If they have to recover the capital costs of the tunnel (as opposed to simply having those paid for by government or something) then it's completely impossible to have comparable price to running on the surface route built 100 years ago.

Nothing wrong with tunnels, but they don't seem to understand the basics of transportation economics. The most important point when it comes to cost-effectiveness is to put a hell of a lot of people in each vehicle. When I see a revised hyperloop design which holds 1200 people per train, then I'll know they're starting to get serious.
With all due respect you were missing the point. Nothing I said suggested that Amtrak could be profitable, although profitable long distance trains do exist in the world. In point of fact, the "right-of-way" for all transportation modes: air, sea, road, rail is subsidized in some manner in almost every country. The questions are normally not whether they are subsidized but How Much? and By Whom? You imply that established rail right-of-way is cheaper than something new. Actually the decrepit infrastructure of the US rail system is one reason it is so inefficient. The tariff structures are another. I did not say hyper loop actually will work, or if it would be most efficient underground if it did work. The most efficient solutions do change with time.

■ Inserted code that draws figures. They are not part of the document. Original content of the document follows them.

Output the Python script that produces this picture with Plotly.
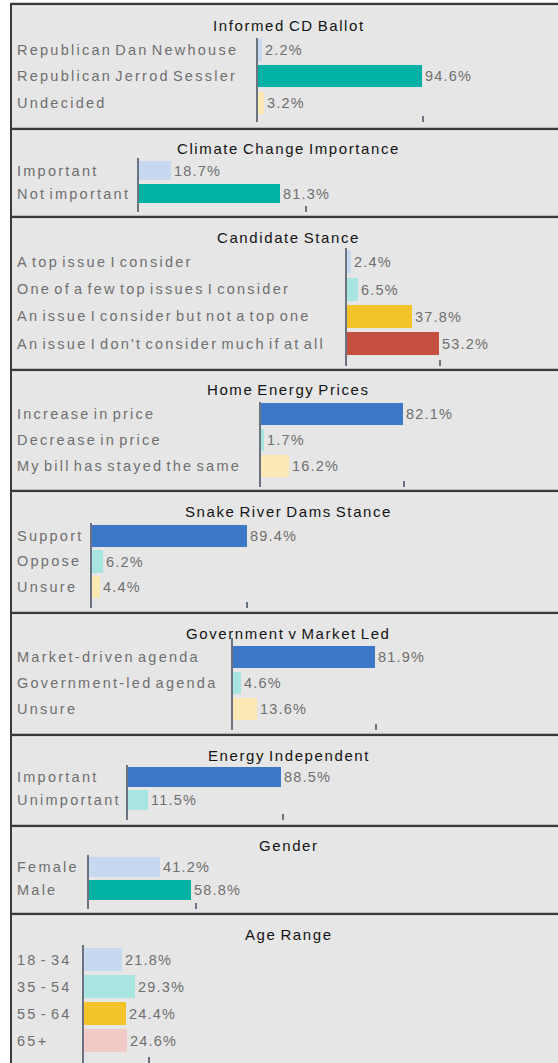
import plotly.graph_objects as go

# ---- survey results (percent of respondents) ----
ballot_labels = ["Republican Dan Newhouse", "Republican Jerrod Sessler", "Undecided"]
ballot_values = [2.2, 94.6, 3.2]

climate_labels = ["Important", "Not important"]
climate_values = [18.7, 81.3]

stance_labels = ["A top issue I consider", "One of a few top issues I consider",
                 "An issue I consider but not a top one", "An issue I don't consider much if at all"]
stance_values = [2.4, 6.5, 37.8, 53.2]

prices_labels = ["Increase in price", "Decrease in price", "My bill has stayed the same"]
prices_values = [82.1, 1.7, 16.2]

dams_labels = ["Support", "Oppose", "Unsure"]
dams_values = [89.4, 6.2, 4.4]

agenda_labels = ["Market-driven agenda", "Government-led agenda", "Unsure"]
agenda_values = [81.9, 4.6, 13.6]

independent_labels = ["Important", "Unimportant"]
independent_values = [88.5, 11.5]

gender_labels = ["Female", "Male"]
gender_values = [41.2, 58.8]

age_labels = ["18 - 34", "35 - 54", "55 - 64", "65+"]
age_values = [21.8, 29.3, 24.4, 24.6]

panel_titles = ["Informed CD Ballot", "Climate Change Importance", "Candidate Stance",
                "Home Energy Prices", "Snake River Dams Stance", "Government v Market Led",
                "Energy Independent", "Gender", "Age Range"]

# single axis tick shown under each panel (percent)
panel_ticks = [95.4, 96.5, 53.8, 82.7, 89.6, 82.7, 89.6, 62.0, 37.6]

# ---- palette ----
LBLUE, TEAL, LCYAN, LYEL = "#c6d9f1", "#00b1a4", "#a8e5e0", "#fce8b2"
GOLD, RED, BLUE, PINK = "#f4c329", "#c6503f", "#3d78c8", "#f1c9c7"

panel_data = [
    (ballot_labels, ballot_values, [LBLUE, TEAL, LYEL]),
    (climate_labels, climate_values, [LBLUE, TEAL]),
    (stance_labels, stance_values, [LBLUE, LCYAN, GOLD, RED]),
    (prices_labels, prices_values, [BLUE, LCYAN, LYEL]),
    (dams_labels, dams_values, [BLUE, LCYAN, LYEL]),
    (agenda_labels, agenda_values, [BLUE, LCYAN, LYEL]),
    (independent_labels, independent_values, [BLUE, LCYAN]),
    (gender_labels, gender_values, [LBLUE, TEAL]),
    (age_labels, age_values, [LBLUE, LCYAN, GOLD, PINK]),
]

# ---- page geometry (pixels) ----
W, H = 558, 1063
PX_PER_PCT = 1.73
# panel: top, bottom, title y, axis x, axis top, axis bottom, first row y, row pitch, bar height
geometry = [
    (5, 128, 26, 258, 38, 122, 49.5, 26.5, 22),
    (130, 216, 148, 139, 158, 212, 170.5, 23, 19.5),
    (218, 369, 238, 347, 248, 366, 261.7, 27.3, 23),
    (371, 490, 390, 261, 402, 487, 414, 26, 22),
    (492, 612, 511, 92, 523, 608, 536, 25.5, 22.5),
    (614, 734, 633, 233, 638, 730, 657, 26, 22),
    (736, 825, 755, 128, 765, 820, 777, 23, 20),
    (827, 913, 845, 89, 855, 909, 867, 23, 20),
    (915, 1063, 934, 84, 945, 1063, 959.5, 27, 23.5),
]

FONT = "Liberation Sans, Arial, sans-serif"
AXIS_COLOR = "#6b7280"
LABEL_COLOR = "#6f6f6f"


def spaced(text, px, space_px=None):
    """Wrap text in a span with extra letter spacing; word gaps get their own spacing."""
    if space_px is not None:
        text = text.replace(" ", f'<span style="letter-spacing:{space_px}px"> </span>')
    return f'<span style="letter-spacing:{px}px">{text}</span>'


def px_x(x):
    return min(max(x / W, 0.0), 1.0)


def px_y(y):
    return min(max(1 - y / H, 0.0), 1.0)


fig = go.Figure()
shapes = []
annotations = []

# page frame: white strip on the left, gray panels
shapes.append(dict(type="rect", xref="paper", yref="paper", x0=11 / W, x1=1.01,
                   y0=-0.01, y1=1 - 3 / H, fillcolor="#e6e6e6", line_width=0, layer="below"))
shapes.append(dict(type="line", xref="paper", yref="paper", x0=11 / W, x1=11 / W,
                   y0=-0.01, y1=1 - 3 / H, line=dict(color="#3a3a3a", width=2), layer="below"))

for i, ((labels, values, colors), geo, title, tick) in enumerate(
        zip(panel_data, geometry, panel_titles, panel_ticks)):
    top, bottom, title_y, ax_x, ax_top, ax_bot, first, pitch, bar_h = geo
    n = i + 1
    xa = "x" if n == 1 else f"x{n}"
    ya = "y" if n == 1 else f"y{n}"

    # panel separator: dark rule with a faint highlight beneath
    shapes.append(dict(type="line", xref="paper", yref="paper", x0=11 / W, x1=1.01,
                       y0=1 - (top - 1) / H, y1=1 - (top - 1) / H,
                       line=dict(color="#3a3a3a", width=2.5), layer="below"))
    shapes.append(dict(type="line", xref="paper", yref="paper", x0=12 / W, x1=1.01,
                       y0=1 - (top + 1) / H, y1=1 - (top + 1) / H,
                       line=dict(color="#f2f2f2", width=1), layer="below"))

    idx = list(range(len(values)))
    fig.add_trace(go.Bar(
        x=values, y=idx, orientation="h",
        marker=dict(color=colors, line=dict(width=0)),
        width=bar_h / pitch,
        text=[spaced(f"{v:.1f}%", 1.2) for v in values], textposition="outside",
        textfont=dict(family=FONT, size=14.5, color=LABEL_COLOR),
        constraintext="none", cliponaxis=False,
        xaxis=xa, yaxis=ya, showlegend=False, hoverinfo="skip",
    ))

    x_key = "xaxis" if n == 1 else f"xaxis{n}"
    y_key = "yaxis" if n == 1 else f"yaxis{n}"
    fig.layout[x_key] = dict(
        domain=[px_x(ax_x), 1], range=[0, (W - ax_x) / PX_PER_PCT], anchor=ya,
        showgrid=False, zeroline=False, showline=False, showticklabels=False,
        tickvals=[tick], ticks="inside", ticklen=6, tickwidth=2, tickcolor=AXIS_COLOR,
        fixedrange=True,
    )
    fig.layout[y_key] = dict(
        domain=[px_y(ax_bot), px_y(ax_top)],
        range=[(ax_bot - first) / pitch, (ax_top - first) / pitch], anchor=xa,
        showgrid=False, zeroline=False, showline=True, linecolor=AXIS_COLOR, linewidth=2,
        showticklabels=False, ticks="", fixedrange=True,
    )

    annotations.append(dict(xref="paper", yref="paper", x=289 / W, y=1 - title_y / H,
                            text=spaced(title, 1.6, -0.3), showarrow=False, xanchor="center",
                            yanchor="middle",
                            font=dict(family=FONT, size=15, color="#141414")))
    for j, lab in enumerate(labels):
        annotations.append(dict(xref="paper", yref=ya, x=15 / W, y=j,
                                text=spaced(lab, 2.25, -0.9),
                                showarrow=False, xanchor="left", yanchor="middle",
                                font=dict(family=FONT, size=14.5, color=LABEL_COLOR)))

fig.update_layout(
    width=W, height=H, margin=dict(l=0, r=0, t=0, b=0),
    paper_bgcolor="#ffffff", plot_bgcolor="rgba(0,0,0,0)",
    shapes=shapes, annotations=annotations, bargap=0, showlegend=False,
)

fig.write_html("out.html")
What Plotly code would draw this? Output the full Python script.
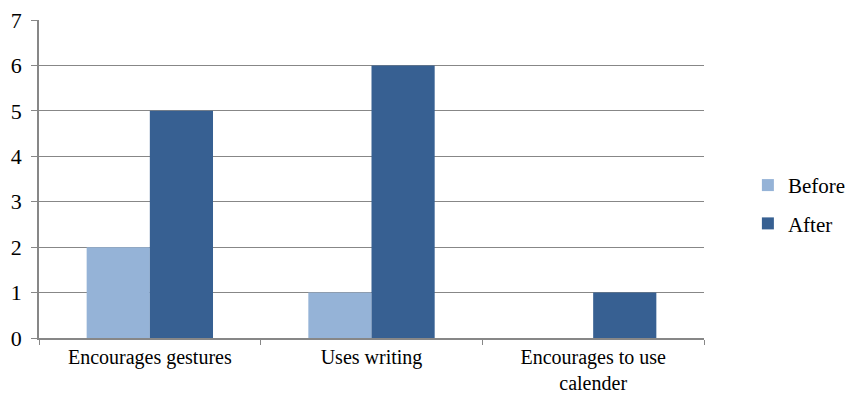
import plotly.graph_objects as go

categories = ["Encourages gestures", "Uses writing", "Encourages to use<br>calender"]
before = [2, 1, 0]
after = [5, 6, 1]
y_ticks = [0, 1, 2, 3, 4, 5, 6, 7]

font_family = "Times New Roman, Liberation Serif, serif"
axis_gray = "#878787"

fig = go.Figure()
fig.add_trace(go.Bar(name="Before", x=categories, y=before, marker_color="#95B3D7",
                     marker_line_width=0, legendgroup="b"))
fig.add_trace(go.Bar(name="After", x=categories, y=after, marker_color="#376092",
                     marker_line_width=0, legendgroup="a"))

fig.update_layout(
    width=849, height=395,
    margin=dict(l=39, r=145, t=20, b=57, autoexpand=False),
    paper_bgcolor="white", plot_bgcolor="white",
    barmode="group", bargap=0.43, bargroupgap=0,
    font=dict(family=font_family, size=21, color="black"),
    legend=dict(x=1.066, y=0.42, xanchor="left", yanchor="middle",
                traceorder="grouped", tracegroupgap=8,
                font=dict(family=font_family, size=21)),
    showlegend=True,
)
fig.update_xaxes(
    type="category", tickson="boundaries", ticks="outside", ticklen=5,
    tickcolor=axis_gray, showline=True, linecolor=axis_gray, linewidth=1.5,
    showgrid=False, tickfont=dict(family=font_family, size=20), ticklabelstandoff=0,
)
fig.update_yaxes(
    range=[0, 7], tickvals=y_ticks, ticks="outside", ticklen=6,
    tickcolor=axis_gray, showline=True, linecolor=axis_gray, linewidth=1.5,
    showgrid=True, gridcolor=axis_gray, gridwidth=1.2, zeroline=False,
    tickfont=dict(family=font_family, size=22), ticklabelstandoff=5,
)

fig.write_html("out.html")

In general I try to avoid absolute statements. The only absolutes of which I know are the universal truth that absolute statements are always wrong. Things change.
 
I have a mild fear of cars that refuse to run over pedestrians, only due to if there is absolutely no risk to pedestrians, then they'll start playing in the streets or carjack. It all depends on where you are in the world, but in some locations, it's a concern. Even where I am, in certain parts of town, I wouldn't dare drive if I couldn't plow through cars/people if an emergency situation erupted. Yes, outlier situations here, but go look up some videos of people in cars trying to escape rioters, like in the LA riots.

Wow. Why don´t you think about people in cars running over pedestrians on the other hand, like in the Berlin terror attack? Or people driving drunk? Think that way more people would be saved if cars would refuse to run over pedestrians than drivers would be saved from rioting pedestrians. Unless you think the good people always sit inside the car?